Of "Episcopal Life," the judge said: "An engaging, interesting newspaper with a wonderful mix of news briefs, major items, features, and essential faith/inspirational/institutional items." The judge cited "Central Florida Episcopalian" for its "broad news feature coverage in well-designed special spreads and regular layouts. Mix of first- and third-person styles keeps the reader in the paper."

"Episcopal News Service" won the award of excellence for photography with a collection of photos "Mississippi and New Orleans" by Mary Frances Schjonberg and Matthew Davies taken from September 4 to November 23 last year. "Pictures from the hurricane disaster are seemingly endless, but these warrant attention because they relate to a specific topic, the church, and show what people are doing to rebuild the area, not just the destruction," the judge said.

"Episcopal Life," edited by Jerry Hames, also received honorable mention awards for an editorial/opinion column by writer Richard Parker and for best illustration, a front page artist's rendering of "The Episcopal Church Welcomes You" by Jonny Hawkins. The national newspaper also won an award of merit for a circulation campaign designed by Lawrence Moore, general manager. "A just-the-facts approach -- straight and simple, but done very professionally," the judge said.
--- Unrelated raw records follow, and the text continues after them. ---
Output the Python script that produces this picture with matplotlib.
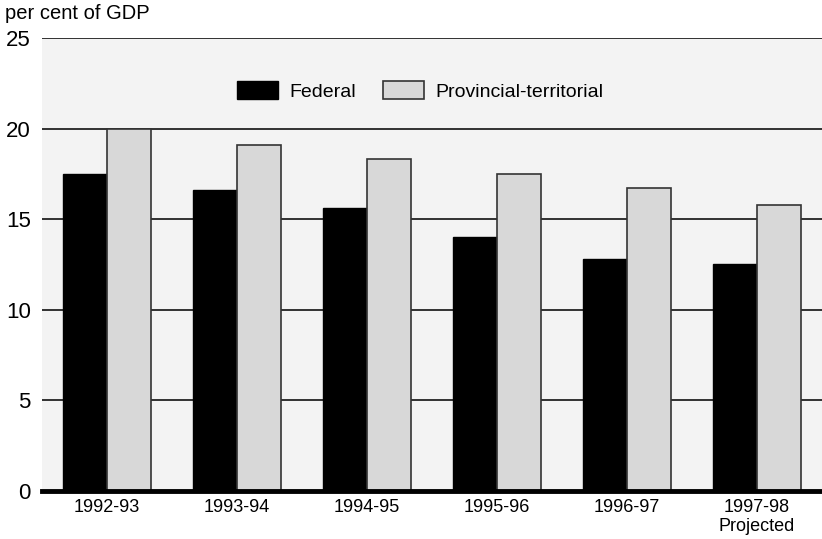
import matplotlib.pyplot as plt
import numpy as np

plt.rcParams['font.family'] = ['Liberation Sans', 'DejaVu Sans']

# Data
years = ['1992-93', '1993-94', '1994-95', '1995-96', '1996-97', '1997-98\nProjected']
federal = [17.5, 16.6, 15.6, 14.0, 12.8, 12.5]
provincial = [20.0, 19.1, 18.3, 17.5, 16.7, 15.8]

fig = plt.figure(figsize=(8.22, 5.39), dpi=100)
ax = fig.add_axes([0.0511, 0.089, 0.9489, 0.8406])
ax.set_facecolor('#f3f3f3')

x = np.arange(len(years))
width = 0.34
ax.bar(x - width / 2, federal, width, color='black', edgecolor='black',
       linewidth=1, label='Federal', zorder=3)
ax.bar(x + width / 2, provincial, width, color='#d8d8d8', edgecolor='#333333',
       linewidth=1.2, label='Provincial-territorial', zorder=3)

# Horizontal grid lines
ax.set_ylim(0, 25)
ax.set_yticks([0, 5, 10, 15, 20, 25])
ax.yaxis.grid(True, color='#222222', linewidth=1.3, zorder=1)
ax.set_axisbelow(True)
ax.axhline(0, color='black', linewidth=3.5, zorder=4, clip_on=False)

ax.set_xlim(-0.5, 5.5)
ax.set_xticks(x)
ax.set_xticklabels(years, fontsize=13, linespacing=1.15)
ax.tick_params(axis='x', length=0, pad=6)
ax.tick_params(axis='y', length=0, pad=8, labelsize=16)

for s in ax.spines.values():
    s.set_visible(False)

ax.legend(loc='center', bbox_to_anchor=(0.485, 0.883), ncol=2, frameon=False,
          fontsize=14, handlelength=2.1, handleheight=1.05,
          handletextpad=0.6, columnspacing=1.4)

fig.text(0.006, 0.958, 'per cent of GDP', fontsize=14.5, ha='left', va='bottom')

plt.savefig('out.png', dpi=100, facecolor='white')
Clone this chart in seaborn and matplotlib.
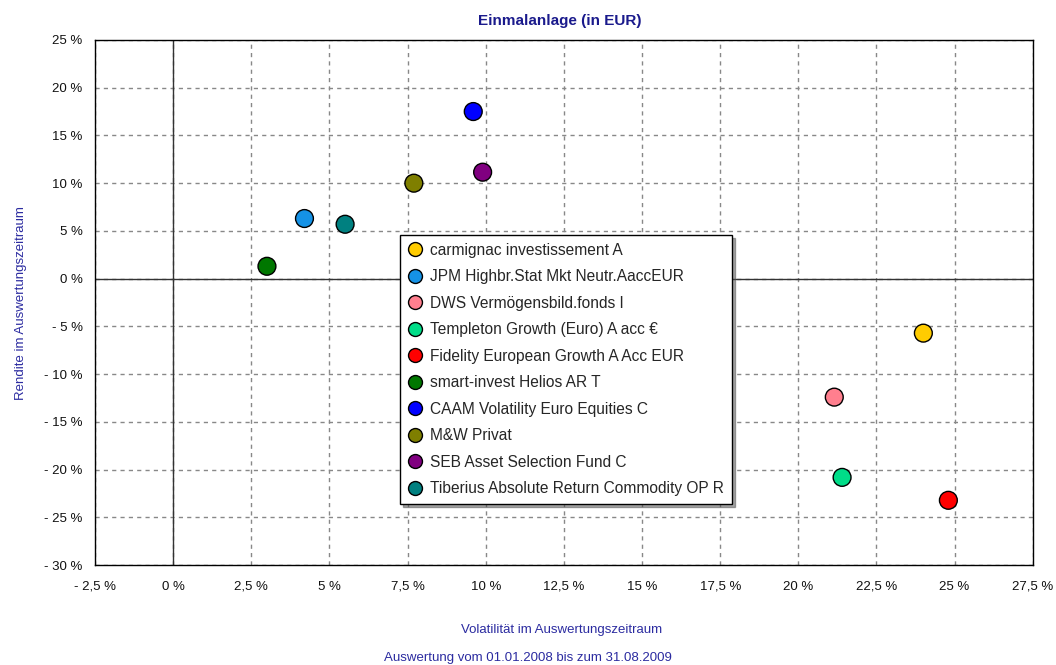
import numpy as np
import pandas as pd
import matplotlib
matplotlib.use("Agg")
import matplotlib.pyplot as plt
from matplotlib.ticker import FuncFormatter, MultipleLocator
import seaborn as sns

funds = [
    "carmignac investissement A",
    "JPM Highbr.Stat Mkt Neutr.AaccEUR",
    "DWS Vermögensbild.fonds I",
    "Templeton Growth (Euro) A acc €",
    "Fidelity European Growth A Acc EUR",
    "smart-invest Helios AR T",
    "CAAM Volatility Euro Equities C",
    "M&W Privat",
    "SEB Asset Selection Fund C",
    "Tiberius Absolute Return Commodity OP R",
]
volatility = [24.0, 4.2, 21.15, 21.4, 24.8, 3.0, 9.6, 7.7, 9.9, 5.5]
rendite = [-5.7, 6.3, -12.4, -20.8, -23.2, 1.3, 17.5, 10.0, 11.15, 5.7]
colors = ["#FFCC00", "#1592E6", "#FF7F8E", "#00DD88", "#FF0000",
          "#007700", "#0000FF", "#7F7F00", "#800080", "#008080"]

df = pd.DataFrame({"fund": funds, "vol": volatility, "ret": rendite})

sns.set_style("white")
plt.rcParams['font.family'] = ['Liberation Sans', 'DejaVu Sans']

fig = plt.figure(figsize=(10.56, 6.65), dpi=100)
ax = fig.add_axes([0.09, 0.150, 0.888, 0.790])

# grid and zero lines
ax.grid(True, linestyle=(0, (3, 3)), color="#888888", linewidth=1)
ax.axhline(0, color="#333333", linewidth=1, zorder=1.5)
ax.axvline(0, color="#333333", linewidth=1, zorder=1.5)

sns.scatterplot(data=df, x="vol", y="ret", hue="fund", palette=colors,
                hue_order=funds, s=165, edgecolor="black", linewidth=1,
                ax=ax, zorder=3)

ax.set_xlim(-2.5, 27.5)
ax.set_ylim(-30, 25)
ax.xaxis.set_major_locator(MultipleLocator(2.5))
ax.yaxis.set_major_locator(MultipleLocator(5))


def pct(v, pos):
    s = f"{abs(v):.1f}".rstrip("0").rstrip(".").replace(".", ",")
    if round(v, 3) < 0:
        return f"- {s} %"
    return f"{s} %"


ax.xaxis.set_major_formatter(FuncFormatter(pct))
ax.yaxis.set_major_formatter(FuncFormatter(pct))
ax.tick_params(axis="both", which="major", length=5, color="#888888",
               labelsize=9.5, direction="out", labelcolor="#111111")
ax.tick_params(axis="x", pad=6)
ax.tick_params(axis="y", pad=4)
for sp in ax.spines.values():
    sp.set_color("black")
    sp.set_linewidth(1)

ax.set_xlabel("")
ax.set_ylabel("Rendite im Auswertungszeitraum", color="#2B2BA0",
              fontsize=9.5)
ax.yaxis.set_label_coords(-0.073, 0.5)

fig.text(0.53, 0.969, "Einmalanlage (in EUR)", ha="center", va="center",
         fontsize=11, fontweight="bold", color="#1A1A8C")
fig.text(0.532, 0.052, "Volatilität im Auswertungszeitraum", ha="center",
         va="center", fontsize=9.5, color="#2B2BA0")
fig.text(0.50, 0.010, "Auswertung vom 01.01.2008 bis zum 31.08.2009",
         ha="center", va="center", fontsize=9.5, color="#2B2BA0")

leg = ax.legend(loc="upper left", bbox_to_anchor=(0.325, 0.629),
                frameon=True, fancybox=False, shadow=True, fontsize=11.2,
                markerscale=0.78, handletextpad=0.45, labelspacing=0.74,
                borderpad=0.5, handlelength=1.0, borderaxespad=0)
leg.get_frame().set_edgecolor("black")
leg.get_frame().set_linewidth(1)
leg.set_zorder(5)

fig.savefig("out.png", dpi=100)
"Central Florida Episcopalian," edited by Joe Thoma, also received an award of excellence for in-depth reporting for its hurricane coverage and two awards for design. Of its hurricane coverage, the judge said: "This package is visually compelling with photos and graphics, and its design is clean an appropriately understated. It is outstanding how it services its community, offering practical information and help to the needy."

"Cathedral Age," published by Washington National Cathedral and edited by Craig Stapert, won an award of excellence for magazine design and an honorable mention for Best in Class in the special interest category. It also received other honorable mention awards for best feature article, best photography and for the cathedral's annual report.

"Vestry Papers," edited by Lindsay Hardin Freeman, for the Episcopal Church Foundation, won general excellence for the best theme issue among newspapers, newsletters or news services for its issue on church buildings and grounds. "It's easy to write great packages about great events or great people," the judge said. "The challenge is much more difficult when the subject is in and of itself boring."

"Trinity News" of Trinity Church, New York, received an honorable mention for theological reflection. Trinity also won a Best in Class honorable mention for its independent website.

"The Branch," a new parish publication edited by Marji Smith of St. Bartholomew's Episcopal Church in Nashville, Tennessee, won an honorable mention for excellence among small publications. "What's remarkable is how many voices are heard throughout the newsletter, with unexpected surprises - like the introduction to body prayer." The judge said.

Thirty-four judges participated in this year's awards whose entries came from among the 125 member publications of the Associated Church Press that are based in the United States, Canada and Europe. The ACP is a professional organization brought together by a common commitment to excellence in journalism as a means to describe, reflect and support the life of faith and the Christian community.